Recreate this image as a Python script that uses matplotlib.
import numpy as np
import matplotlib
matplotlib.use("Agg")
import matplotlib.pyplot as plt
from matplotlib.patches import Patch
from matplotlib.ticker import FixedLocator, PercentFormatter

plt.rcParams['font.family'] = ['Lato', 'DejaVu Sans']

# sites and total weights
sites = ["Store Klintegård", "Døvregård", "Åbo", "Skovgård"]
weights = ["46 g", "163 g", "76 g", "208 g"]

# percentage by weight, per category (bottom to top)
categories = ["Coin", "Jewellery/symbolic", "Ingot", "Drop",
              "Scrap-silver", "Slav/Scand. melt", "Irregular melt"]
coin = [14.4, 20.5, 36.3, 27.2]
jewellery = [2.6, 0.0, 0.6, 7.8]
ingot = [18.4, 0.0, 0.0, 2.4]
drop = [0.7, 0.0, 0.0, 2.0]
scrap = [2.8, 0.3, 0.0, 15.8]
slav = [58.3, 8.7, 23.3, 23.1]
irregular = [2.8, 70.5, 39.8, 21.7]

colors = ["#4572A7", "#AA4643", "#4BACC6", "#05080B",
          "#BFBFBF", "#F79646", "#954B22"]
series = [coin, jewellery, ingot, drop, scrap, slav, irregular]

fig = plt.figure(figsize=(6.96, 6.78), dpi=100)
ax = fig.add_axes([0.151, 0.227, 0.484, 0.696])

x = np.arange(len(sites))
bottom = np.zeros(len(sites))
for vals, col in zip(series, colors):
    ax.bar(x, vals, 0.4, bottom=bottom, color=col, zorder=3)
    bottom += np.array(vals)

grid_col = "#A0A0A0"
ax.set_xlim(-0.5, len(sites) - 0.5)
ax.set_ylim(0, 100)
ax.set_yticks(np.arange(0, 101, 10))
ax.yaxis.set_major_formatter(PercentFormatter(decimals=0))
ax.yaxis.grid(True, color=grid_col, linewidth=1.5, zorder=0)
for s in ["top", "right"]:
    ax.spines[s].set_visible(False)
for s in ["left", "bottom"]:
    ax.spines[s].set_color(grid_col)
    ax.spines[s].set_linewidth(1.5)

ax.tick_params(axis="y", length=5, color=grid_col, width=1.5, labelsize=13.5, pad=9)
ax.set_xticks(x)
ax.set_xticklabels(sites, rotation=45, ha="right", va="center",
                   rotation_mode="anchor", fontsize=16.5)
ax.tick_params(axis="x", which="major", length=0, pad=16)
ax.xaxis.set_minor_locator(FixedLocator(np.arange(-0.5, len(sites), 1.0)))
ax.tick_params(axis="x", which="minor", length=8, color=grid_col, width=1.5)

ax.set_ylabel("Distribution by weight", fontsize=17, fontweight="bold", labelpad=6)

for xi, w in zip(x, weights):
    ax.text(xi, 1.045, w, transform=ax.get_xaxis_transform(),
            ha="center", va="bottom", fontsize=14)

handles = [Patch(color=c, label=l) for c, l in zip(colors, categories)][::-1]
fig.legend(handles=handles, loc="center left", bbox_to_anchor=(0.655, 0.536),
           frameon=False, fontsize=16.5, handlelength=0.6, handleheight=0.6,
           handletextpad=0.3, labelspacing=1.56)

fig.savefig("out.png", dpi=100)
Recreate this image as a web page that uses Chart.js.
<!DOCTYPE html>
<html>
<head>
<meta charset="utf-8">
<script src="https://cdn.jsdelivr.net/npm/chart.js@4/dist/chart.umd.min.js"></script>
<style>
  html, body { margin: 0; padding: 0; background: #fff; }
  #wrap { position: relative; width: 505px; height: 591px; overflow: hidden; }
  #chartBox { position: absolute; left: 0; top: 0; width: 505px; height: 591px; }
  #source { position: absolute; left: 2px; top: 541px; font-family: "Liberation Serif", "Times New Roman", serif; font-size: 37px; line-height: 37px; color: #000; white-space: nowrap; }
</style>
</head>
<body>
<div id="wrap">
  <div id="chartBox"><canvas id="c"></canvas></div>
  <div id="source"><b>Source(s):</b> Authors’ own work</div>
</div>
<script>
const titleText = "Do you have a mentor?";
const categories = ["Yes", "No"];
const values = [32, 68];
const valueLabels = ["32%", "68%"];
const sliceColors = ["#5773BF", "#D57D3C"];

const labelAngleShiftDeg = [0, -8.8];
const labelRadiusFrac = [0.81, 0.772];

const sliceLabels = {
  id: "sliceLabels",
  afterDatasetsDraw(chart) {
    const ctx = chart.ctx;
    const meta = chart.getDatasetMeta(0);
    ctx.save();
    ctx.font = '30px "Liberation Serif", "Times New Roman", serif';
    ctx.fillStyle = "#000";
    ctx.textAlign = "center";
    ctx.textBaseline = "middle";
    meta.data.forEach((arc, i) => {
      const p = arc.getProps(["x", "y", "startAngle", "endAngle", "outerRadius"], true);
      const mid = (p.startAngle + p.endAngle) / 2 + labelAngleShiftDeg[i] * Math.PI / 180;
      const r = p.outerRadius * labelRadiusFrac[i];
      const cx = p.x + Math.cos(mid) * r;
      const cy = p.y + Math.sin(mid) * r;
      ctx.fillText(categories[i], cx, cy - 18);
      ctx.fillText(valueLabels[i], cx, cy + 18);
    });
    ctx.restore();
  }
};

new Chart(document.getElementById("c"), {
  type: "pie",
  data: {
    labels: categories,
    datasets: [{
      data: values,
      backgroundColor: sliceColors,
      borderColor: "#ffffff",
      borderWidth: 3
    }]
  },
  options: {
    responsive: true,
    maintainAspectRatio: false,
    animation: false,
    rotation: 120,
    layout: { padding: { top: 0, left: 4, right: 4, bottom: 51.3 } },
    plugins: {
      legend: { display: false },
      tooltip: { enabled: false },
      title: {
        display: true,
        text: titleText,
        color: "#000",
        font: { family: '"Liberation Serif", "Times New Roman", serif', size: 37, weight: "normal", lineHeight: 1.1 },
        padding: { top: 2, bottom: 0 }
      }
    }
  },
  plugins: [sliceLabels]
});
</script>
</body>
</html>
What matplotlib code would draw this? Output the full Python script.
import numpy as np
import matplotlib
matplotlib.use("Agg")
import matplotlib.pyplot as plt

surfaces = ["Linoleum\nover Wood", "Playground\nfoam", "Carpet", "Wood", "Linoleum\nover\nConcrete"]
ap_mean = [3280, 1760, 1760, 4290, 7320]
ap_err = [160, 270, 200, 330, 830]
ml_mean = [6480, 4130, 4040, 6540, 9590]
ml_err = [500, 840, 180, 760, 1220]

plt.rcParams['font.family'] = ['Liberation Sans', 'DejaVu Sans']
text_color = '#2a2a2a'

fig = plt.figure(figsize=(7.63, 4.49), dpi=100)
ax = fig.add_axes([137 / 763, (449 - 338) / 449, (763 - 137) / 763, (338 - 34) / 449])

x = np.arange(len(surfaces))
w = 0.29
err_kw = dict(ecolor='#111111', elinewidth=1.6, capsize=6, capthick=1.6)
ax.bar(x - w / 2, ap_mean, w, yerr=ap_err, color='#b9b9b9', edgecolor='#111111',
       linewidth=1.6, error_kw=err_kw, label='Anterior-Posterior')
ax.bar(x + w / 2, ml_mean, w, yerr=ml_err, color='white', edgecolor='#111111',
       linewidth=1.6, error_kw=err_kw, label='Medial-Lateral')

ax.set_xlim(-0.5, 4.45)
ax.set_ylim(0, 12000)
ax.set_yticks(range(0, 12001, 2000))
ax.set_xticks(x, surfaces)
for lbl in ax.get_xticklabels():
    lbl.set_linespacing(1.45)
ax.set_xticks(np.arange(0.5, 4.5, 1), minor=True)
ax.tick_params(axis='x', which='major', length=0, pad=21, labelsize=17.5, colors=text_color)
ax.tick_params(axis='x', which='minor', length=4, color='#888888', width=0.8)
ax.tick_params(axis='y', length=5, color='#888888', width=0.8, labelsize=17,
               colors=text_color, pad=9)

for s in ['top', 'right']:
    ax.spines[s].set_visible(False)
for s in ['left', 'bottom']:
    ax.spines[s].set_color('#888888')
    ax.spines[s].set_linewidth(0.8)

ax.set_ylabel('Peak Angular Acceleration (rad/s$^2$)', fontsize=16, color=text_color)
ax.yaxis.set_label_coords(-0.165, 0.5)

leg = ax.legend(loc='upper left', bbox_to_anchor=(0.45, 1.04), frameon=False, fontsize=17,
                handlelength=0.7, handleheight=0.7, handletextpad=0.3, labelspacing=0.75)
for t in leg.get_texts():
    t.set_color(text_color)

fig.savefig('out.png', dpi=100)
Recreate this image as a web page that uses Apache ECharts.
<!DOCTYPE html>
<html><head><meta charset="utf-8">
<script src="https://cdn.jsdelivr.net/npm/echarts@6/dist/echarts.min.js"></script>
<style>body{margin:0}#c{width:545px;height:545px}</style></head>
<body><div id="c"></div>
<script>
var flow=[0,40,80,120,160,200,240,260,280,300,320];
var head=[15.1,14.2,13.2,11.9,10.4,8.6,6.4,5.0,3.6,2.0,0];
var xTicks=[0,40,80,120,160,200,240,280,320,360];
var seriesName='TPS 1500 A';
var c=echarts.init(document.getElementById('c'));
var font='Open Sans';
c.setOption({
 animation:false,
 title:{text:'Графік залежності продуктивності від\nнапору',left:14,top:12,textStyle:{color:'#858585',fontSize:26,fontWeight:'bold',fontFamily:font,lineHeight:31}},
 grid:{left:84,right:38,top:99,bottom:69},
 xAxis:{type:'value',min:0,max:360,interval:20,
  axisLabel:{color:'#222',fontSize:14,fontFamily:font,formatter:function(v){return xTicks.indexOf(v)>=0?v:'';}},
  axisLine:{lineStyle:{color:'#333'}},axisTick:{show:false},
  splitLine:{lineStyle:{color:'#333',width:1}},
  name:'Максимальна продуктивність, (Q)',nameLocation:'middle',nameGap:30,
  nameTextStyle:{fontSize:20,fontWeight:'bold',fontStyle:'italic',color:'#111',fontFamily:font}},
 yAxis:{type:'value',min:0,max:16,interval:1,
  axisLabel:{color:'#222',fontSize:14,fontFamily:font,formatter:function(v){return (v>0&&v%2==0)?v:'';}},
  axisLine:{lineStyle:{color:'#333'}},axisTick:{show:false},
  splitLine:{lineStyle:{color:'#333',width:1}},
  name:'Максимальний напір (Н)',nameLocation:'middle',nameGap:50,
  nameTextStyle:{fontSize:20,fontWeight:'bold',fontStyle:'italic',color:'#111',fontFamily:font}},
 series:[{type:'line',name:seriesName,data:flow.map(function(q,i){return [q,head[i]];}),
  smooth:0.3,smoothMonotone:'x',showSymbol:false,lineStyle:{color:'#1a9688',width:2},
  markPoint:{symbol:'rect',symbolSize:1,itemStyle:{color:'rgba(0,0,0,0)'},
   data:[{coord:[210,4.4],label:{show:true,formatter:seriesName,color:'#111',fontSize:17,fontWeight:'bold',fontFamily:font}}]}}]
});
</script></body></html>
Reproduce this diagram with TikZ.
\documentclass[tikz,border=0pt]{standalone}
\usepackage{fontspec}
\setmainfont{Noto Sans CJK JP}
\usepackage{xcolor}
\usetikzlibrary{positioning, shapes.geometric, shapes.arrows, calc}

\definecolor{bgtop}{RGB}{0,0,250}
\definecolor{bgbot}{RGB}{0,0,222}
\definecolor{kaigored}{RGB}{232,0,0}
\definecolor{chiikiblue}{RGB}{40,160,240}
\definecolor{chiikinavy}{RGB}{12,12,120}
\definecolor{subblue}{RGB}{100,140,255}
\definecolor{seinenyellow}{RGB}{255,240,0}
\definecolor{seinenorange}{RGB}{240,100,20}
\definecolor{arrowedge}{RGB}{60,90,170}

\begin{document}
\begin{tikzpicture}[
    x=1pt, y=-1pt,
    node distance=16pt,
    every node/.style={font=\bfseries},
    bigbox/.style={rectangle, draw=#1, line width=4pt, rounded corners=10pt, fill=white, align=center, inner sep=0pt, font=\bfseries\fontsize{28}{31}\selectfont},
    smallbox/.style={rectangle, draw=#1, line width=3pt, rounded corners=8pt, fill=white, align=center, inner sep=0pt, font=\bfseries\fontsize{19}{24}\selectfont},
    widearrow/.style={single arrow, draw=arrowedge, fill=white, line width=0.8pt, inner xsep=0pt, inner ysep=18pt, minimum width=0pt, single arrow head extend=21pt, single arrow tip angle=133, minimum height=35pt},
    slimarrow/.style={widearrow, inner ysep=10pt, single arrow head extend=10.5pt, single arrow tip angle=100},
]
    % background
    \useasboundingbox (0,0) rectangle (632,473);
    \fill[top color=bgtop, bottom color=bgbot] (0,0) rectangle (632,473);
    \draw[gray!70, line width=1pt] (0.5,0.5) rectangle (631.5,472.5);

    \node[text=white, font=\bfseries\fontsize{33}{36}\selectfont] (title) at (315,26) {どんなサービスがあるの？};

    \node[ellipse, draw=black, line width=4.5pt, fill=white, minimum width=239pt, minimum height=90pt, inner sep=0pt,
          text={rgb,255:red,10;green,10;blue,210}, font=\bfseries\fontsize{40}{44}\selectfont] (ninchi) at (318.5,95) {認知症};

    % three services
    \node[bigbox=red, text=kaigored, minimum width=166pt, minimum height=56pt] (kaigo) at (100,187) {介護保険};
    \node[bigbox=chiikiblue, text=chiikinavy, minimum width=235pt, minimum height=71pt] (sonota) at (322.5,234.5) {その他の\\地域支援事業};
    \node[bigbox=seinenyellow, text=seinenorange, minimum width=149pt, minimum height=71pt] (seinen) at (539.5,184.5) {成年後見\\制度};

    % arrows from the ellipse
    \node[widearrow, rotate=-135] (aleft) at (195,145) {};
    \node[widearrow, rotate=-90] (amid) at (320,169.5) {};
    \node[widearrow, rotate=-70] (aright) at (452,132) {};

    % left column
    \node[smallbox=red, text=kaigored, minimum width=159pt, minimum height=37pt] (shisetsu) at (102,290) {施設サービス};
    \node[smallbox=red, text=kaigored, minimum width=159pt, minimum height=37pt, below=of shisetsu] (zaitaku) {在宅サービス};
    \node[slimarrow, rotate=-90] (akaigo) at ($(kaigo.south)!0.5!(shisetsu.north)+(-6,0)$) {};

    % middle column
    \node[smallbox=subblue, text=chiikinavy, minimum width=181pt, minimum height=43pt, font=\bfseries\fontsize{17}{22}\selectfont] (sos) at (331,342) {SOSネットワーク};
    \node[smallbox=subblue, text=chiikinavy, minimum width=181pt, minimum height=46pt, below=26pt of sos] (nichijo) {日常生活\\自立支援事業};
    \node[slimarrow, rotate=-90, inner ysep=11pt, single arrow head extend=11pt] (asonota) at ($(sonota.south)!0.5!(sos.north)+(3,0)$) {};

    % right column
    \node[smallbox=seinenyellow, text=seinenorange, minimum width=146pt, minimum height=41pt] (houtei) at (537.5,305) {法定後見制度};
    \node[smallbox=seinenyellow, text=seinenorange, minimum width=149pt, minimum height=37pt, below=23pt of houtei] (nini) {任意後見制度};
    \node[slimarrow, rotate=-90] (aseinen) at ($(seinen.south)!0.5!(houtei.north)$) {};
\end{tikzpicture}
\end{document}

* * * * * * * * *

Please reproduce exactly the lines above, beginning with the first and ending with the line that contains "ax.spines[s].set_linewidth(1.5)", and include nothing outside that range.

Recreate this image as a Python script that uses matplotlib.
import numpy as np
import matplotlib
matplotlib.use("Agg")
import matplotlib.pyplot as plt
from matplotlib.patches import Patch
from matplotlib.ticker import FixedLocator, PercentFormatter

plt.rcParams['font.family'] = ['Lato', 'DejaVu Sans']

# sites and total weights
sites = ["Store Klintegård", "Døvregård", "Åbo", "Skovgård"]
weights = ["46 g", "163 g", "76 g", "208 g"]

# percentage by weight, per category (bottom to top)
categories = ["Coin", "Jewellery/symbolic", "Ingot", "Drop",
              "Scrap-silver", "Slav/Scand. melt", "Irregular melt"]
coin = [14.4, 20.5, 36.3, 27.2]
jewellery = [2.6, 0.0, 0.6, 7.8]
ingot = [18.4, 0.0, 0.0, 2.4]
drop = [0.7, 0.0, 0.0, 2.0]
scrap = [2.8, 0.3, 0.0, 15.8]
slav = [58.3, 8.7, 23.3, 23.1]
irregular = [2.8, 70.5, 39.8, 21.7]

colors = ["#4572A7", "#AA4643", "#4BACC6", "#05080B",
          "#BFBFBF", "#F79646", "#954B22"]
series = [coin, jewellery, ingot, drop, scrap, slav, irregular]

fig = plt.figure(figsize=(6.96, 6.78), dpi=100)
ax = fig.add_axes([0.151, 0.227, 0.484, 0.696])

x = np.arange(len(sites))
bottom = np.zeros(len(sites))
for vals, col in zip(series, colors):
    ax.bar(x, vals, 0.4, bottom=bottom, color=col, zorder=3)
    bottom += np.array(vals)

grid_col = "#A0A0A0"
ax.set_xlim(-0.5, len(sites) - 0.5)
ax.set_ylim(0, 100)
ax.set_yticks(np.arange(0, 101, 10))
ax.yaxis.set_major_formatter(PercentFormatter(decimals=0))
ax.yaxis.grid(True, color=grid_col, linewidth=1.5, zorder=0)
for s in ["top", "right"]:
    ax.spines[s].set_visible(False)
for s in ["left", "bottom"]:
    ax.spines[s].set_color(grid_col)
    ax.spines[s].set_linewidth(1.5)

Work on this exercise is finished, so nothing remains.